## begin DATASET EXCERPT

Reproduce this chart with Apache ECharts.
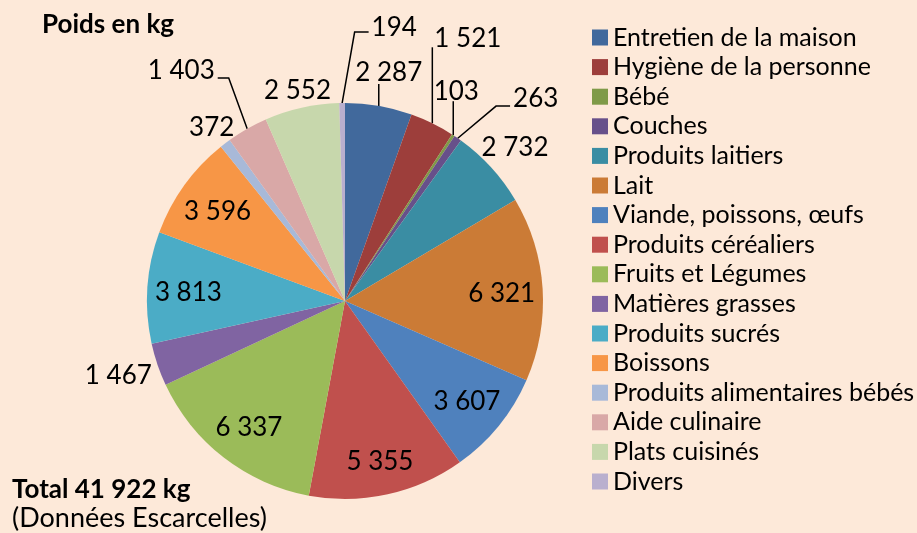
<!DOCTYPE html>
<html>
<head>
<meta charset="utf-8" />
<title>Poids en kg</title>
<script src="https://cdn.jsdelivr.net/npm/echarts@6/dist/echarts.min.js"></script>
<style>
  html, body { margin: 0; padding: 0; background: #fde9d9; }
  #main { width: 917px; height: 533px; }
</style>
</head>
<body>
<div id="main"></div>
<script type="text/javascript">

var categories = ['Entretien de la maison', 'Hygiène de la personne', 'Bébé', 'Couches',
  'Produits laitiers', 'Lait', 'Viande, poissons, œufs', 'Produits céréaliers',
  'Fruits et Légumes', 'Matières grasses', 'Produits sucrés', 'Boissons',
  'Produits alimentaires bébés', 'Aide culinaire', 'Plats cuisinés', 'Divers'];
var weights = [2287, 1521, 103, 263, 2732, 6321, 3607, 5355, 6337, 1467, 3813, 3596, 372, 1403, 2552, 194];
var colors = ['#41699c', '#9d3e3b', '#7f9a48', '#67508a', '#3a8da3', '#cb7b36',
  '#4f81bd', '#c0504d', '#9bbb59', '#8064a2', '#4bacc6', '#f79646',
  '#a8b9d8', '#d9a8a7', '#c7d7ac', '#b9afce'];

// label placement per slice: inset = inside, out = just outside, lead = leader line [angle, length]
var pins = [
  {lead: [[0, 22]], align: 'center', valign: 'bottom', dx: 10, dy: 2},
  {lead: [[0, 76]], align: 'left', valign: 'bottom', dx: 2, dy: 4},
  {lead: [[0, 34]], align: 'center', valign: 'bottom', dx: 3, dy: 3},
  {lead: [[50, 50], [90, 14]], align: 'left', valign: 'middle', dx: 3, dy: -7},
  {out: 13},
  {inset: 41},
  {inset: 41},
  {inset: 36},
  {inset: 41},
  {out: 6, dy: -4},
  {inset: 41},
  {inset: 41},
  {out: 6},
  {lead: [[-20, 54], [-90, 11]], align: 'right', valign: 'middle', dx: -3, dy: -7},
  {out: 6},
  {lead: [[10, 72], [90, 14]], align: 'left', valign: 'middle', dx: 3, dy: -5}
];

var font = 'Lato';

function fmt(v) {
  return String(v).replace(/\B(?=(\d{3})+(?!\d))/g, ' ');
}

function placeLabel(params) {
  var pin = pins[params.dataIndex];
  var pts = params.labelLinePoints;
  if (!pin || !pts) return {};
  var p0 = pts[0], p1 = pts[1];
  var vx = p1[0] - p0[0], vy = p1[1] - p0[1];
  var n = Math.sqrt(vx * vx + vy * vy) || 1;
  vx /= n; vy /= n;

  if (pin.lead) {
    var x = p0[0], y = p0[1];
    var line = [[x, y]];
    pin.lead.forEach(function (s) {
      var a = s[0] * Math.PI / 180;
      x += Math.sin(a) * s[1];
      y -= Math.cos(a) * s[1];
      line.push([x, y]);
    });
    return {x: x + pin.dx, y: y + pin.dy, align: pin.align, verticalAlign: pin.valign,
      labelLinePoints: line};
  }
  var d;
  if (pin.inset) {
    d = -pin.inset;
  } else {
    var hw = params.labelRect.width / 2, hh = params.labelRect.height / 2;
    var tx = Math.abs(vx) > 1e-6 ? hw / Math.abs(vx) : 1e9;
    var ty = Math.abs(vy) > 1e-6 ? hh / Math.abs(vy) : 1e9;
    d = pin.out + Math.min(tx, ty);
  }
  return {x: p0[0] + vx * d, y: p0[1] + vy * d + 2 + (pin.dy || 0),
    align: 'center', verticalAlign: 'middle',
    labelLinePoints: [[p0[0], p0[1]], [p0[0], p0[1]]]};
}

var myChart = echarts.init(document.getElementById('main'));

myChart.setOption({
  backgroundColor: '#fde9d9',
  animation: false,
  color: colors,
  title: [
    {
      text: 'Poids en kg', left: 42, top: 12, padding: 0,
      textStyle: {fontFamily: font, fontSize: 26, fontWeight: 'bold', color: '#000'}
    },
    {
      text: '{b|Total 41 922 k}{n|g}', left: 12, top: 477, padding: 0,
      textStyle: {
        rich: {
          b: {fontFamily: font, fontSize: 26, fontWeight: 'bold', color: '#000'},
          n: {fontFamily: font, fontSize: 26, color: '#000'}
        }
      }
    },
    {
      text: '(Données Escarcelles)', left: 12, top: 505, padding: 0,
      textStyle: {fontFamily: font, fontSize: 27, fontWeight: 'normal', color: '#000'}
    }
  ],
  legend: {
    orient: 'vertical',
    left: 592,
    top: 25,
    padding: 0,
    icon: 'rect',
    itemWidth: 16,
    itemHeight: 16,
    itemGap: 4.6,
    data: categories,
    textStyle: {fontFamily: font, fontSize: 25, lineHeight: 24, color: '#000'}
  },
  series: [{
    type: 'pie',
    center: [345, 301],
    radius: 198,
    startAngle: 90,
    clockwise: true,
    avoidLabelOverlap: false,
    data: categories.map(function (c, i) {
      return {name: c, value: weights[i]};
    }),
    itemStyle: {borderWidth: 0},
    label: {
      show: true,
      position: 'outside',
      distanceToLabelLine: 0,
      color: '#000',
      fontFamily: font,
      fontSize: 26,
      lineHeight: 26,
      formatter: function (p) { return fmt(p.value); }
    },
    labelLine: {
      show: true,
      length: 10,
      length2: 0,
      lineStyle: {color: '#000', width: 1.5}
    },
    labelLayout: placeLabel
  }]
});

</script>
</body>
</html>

## end DATASET EXCERPT

*DO THIS:*
Ignore the images and quote every line of the listing exactly.

*EXPECTED OUTPUT:*
Reproduce this chart with Apache ECharts.
<!DOCTYPE html>
<html>
<head>
<meta charset="utf-8" />
<title>Poids en kg</title>
<script src="https://cdn.jsdelivr.net/npm/echarts@6/dist/echarts.min.js"></script>
<style>
  html, body { margin: 0; padding: 0; background: #fde9d9; }
  #main { width: 917px; height: 533px; }
</style>
</head>
<body>
<div id="main"></div>
<script type="text/javascript">

var categories = ['Entretien de la maison', 'Hygiène de la personne', 'Bébé', 'Couches',
  'Produits laitiers', 'Lait', 'Viande, poissons, œufs', 'Produits céréaliers',
  'Fruits et Légumes', 'Matières grasses', 'Produits sucrés', 'Boissons',
  'Produits alimentaires bébés', 'Aide culinaire', 'Plats cuisinés', 'Divers'];
var weights = [2287, 1521, 103, 263, 2732, 6321, 3607, 5355, 6337, 1467, 3813, 3596, 372, 1403, 2552, 194];
var colors = ['#41699c', '#9d3e3b', '#7f9a48', '#67508a', '#3a8da3', '#cb7b36',
  '#4f81bd', '#c0504d', '#9bbb59', '#8064a2', '#4bacc6', '#f79646',
  '#a8b9d8', '#d9a8a7', '#c7d7ac', '#b9afce'];

// label placement per slice: inset = inside, out = just outside, lead = leader line [angle, length]
var pins = [
  {lead: [[0, 22]], align: 'center', valign: 'bottom', dx: 10, dy: 2},
  {lead: [[0, 76]], align: 'left', valign: 'bottom', dx: 2, dy: 4},
  {lead: [[0, 34]], align: 'center', valign: 'bottom', dx: 3, dy: 3},
  {lead: [[50, 50], [90, 14]], align: 'left', valign: 'middle', dx: 3, dy: -7},
  {out: 13},
  {inset: 41},
  {inset: 41},
  {inset: 36},
  {inset: 41},
  {out: 6, dy: -4},
  {inset: 41},
  {inset: 41},
  {out: 6},
  {lead: [[-20, 54], [-90, 11]], align: 'right', valign: 'middle', dx: -3, dy: -7},
  {out: 6},
  {lead: [[10, 72], [90, 14]], align: 'left', valign: 'middle', dx: 3, dy: -5}
];

var font = 'Lato';

function fmt(v) {
  return String(v).replace(/\B(?=(\d{3})+(?!\d))/g, ' ');
}

function placeLabel(params) {
  var pin = pins[params.dataIndex];
  var pts = params.labelLinePoints;
  if (!pin || !pts) return {};
  var p0 = pts[0], p1 = pts[1];
  var vx = p1[0] - p0[0], vy = p1[1] - p0[1];
  var n = Math.sqrt(vx * vx + vy * vy) || 1;
  vx /= n; vy /= n;

  if (pin.lead) {
    var x = p0[0], y = p0[1];
    var line = [[x, y]];
    pin.lead.forEach(function (s) {
      var a = s[0] * Math.PI / 180;
      x += Math.sin(a) * s[1];
      y -= Math.cos(a) * s[1];
      line.push([x, y]);
    });
    return {x: x + pin.dx, y: y + pin.dy, align: pin.align, verticalAlign: pin.valign,
      labelLinePoints: line};
  }
  var d;
  if (pin.inset) {
    d = -pin.inset;
  } else {
    var hw = params.labelRect.width / 2, hh = params.labelRect.height / 2;
    var tx = Math.abs(vx) > 1e-6 ? hw / Math.abs(vx) : 1e9;
    var ty = Math.abs(vy) > 1e-6 ? hh / Math.abs(vy) : 1e9;
    d = pin.out + Math.min(tx, ty);
  }
  return {x: p0[0] + vx * d, y: p0[1] + vy * d + 2 + (pin.dy || 0),
    align: 'center', verticalAlign: 'middle',
    labelLinePoints: [[p0[0], p0[1]], [p0[0], p0[1]]]};
}

var myChart = echarts.init(document.getElementById('main'));

myChart.setOption({
  backgroundColor: '#fde9d9',
  animation: false,
  color: colors,
  title: [
    {
      text: 'Poids en kg', left: 42, top: 12, padding: 0,
      textStyle: {fontFamily: font, fontSize: 26, fontWeight: 'bold', color: '#000'}
    },
    {
      text: '{b|Total 41 922 k}{n|g}', left: 12, top: 477, padding: 0,
      textStyle: {
        rich: {
          b: {fontFamily: font, fontSize: 26, fontWeight: 'bold', color: '#000'},
          n: {fontFamily: font, fontSize: 26, color: '#000'}
        }
      }
    },
    {
      text: '(Données Escarcelles)', left: 12, top: 505, padding: 0,
      textStyle: {fontFamily: font, fontSize: 27, fontWeight: 'normal', color: '#000'}
    }
  ],
  legend: {
    orient: 'vertical',
    left: 592,
    top: 25,
    padding: 0,
    icon: 'rect',
    itemWidth: 16,
    itemHeight: 16,
    itemGap: 4.6,
    data: categories,
    textStyle: {fontFamily: font, fontSize: 25, lineHeight: 24, color: '#000'}
  },
  series: [{
    type: 'pie',
    center: [345, 301],
    radius: 198,
    startAngle: 90,
    clockwise: true,
    avoidLabelOverlap: false,
    data: categories.map(function (c, i) {
      return {name: c, value: weights[i]};
    }),
    itemStyle: {borderWidth: 0},
    label: {
      show: true,
      position: 'outside',
      distanceToLabelLine: 0,
      color: '#000',
      fontFamily: font,
      fontSize: 26,
      lineHeight: 26,
      formatter: function (p) { return fmt(p.value); }
    },
    labelLine: {
      show: true,
      length: 10,
      length2: 0,
      lineStyle: {color: '#000', width: 1.5}
    },
    labelLayout: placeLabel
  }]
});

</script>
</body>
</html>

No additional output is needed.